Olive Raises $51M to Accelerate its AI Workforce for Healthcare

By March 31, 2020 April 14th, 2020 News

Olive, the company creating the AI workforce for healthcare, today announced the close of its $51 million funding round led by General Catalyst.  The funding will enable Olive to accelerate its growth and further its mission of automating healthcare’s administrative processes so hospital employees can focus on delivering high-quality, cost-effective care. Ron Paulus, former president and CEO of Mission Health, a $2 billion integrated health system, will join the Board of Directors at Olive. Existing investors include Drive Capital, Oak HC/FT, Ascension Ventures and others.

Olive’s AI workforce automates healthcare’s most repetitive, high-volume administrative processes, across departments such as Revenue Cycle, Information Technology, Supply Chain, Clinical Administration, Human Resources and more, to deliver improved efficiency, reduced costs, and increased employee capacity. Driving efficiency in non-clinical work enables hospitals and healthcare leaders to focus more resources on the actions and activities that improve care.

The announcement comes on the heels of record growth for the company, with Olive’s presence growing in 2019 to over 500 U.S. hospitals across 41 states, including 25 of the nation’s largest health systems.

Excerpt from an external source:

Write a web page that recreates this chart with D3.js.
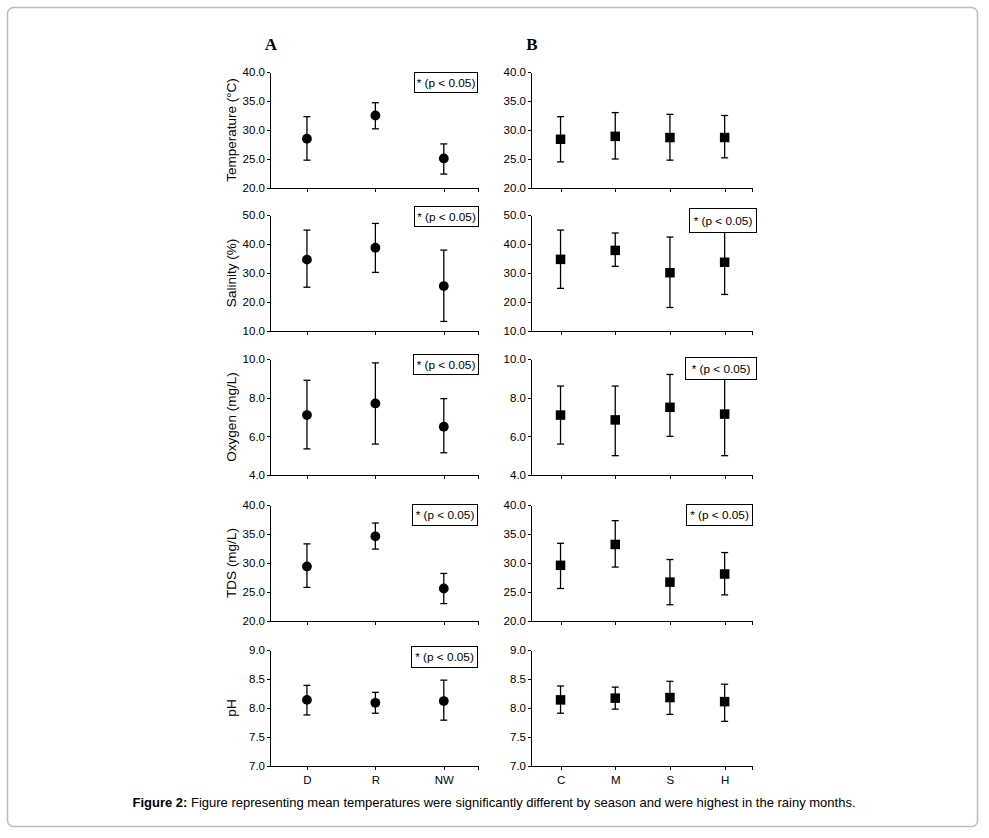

“As a recent health system CEO, I appreciate the duress our hospitals are under as they focus on delivering the best patient care possible under challenging circumstances all while needing to keep the lights on,” said Dr. Ronald A. Paulus. “Olive’s reliable automation of essential back-office processes saves time, reduces errors and allows staff to focus on higher-order work. I am excited to be working closely with Olive’s management team to maximize the outsized positive impact we can have in healthcare on both the administrative and clinical fronts.”

Recent data reported by Olive found that nearly two-thirds of healthcare leaders plan to adopt automation technologies in the next two years, a significant uptick from the report issued less than 12 months ago.

“The AI workforce is here, and the days of disconnected bots that don’t learn from each other are over,” said Sean Lane, CEO of Olive. “The time is now and this investment enables us to accelerate our vision of the internet of healthcare – where when one Olive learns, all Olives learn.  We’re on a mission to radically change the way healthcare leverages and views an AI workforce.”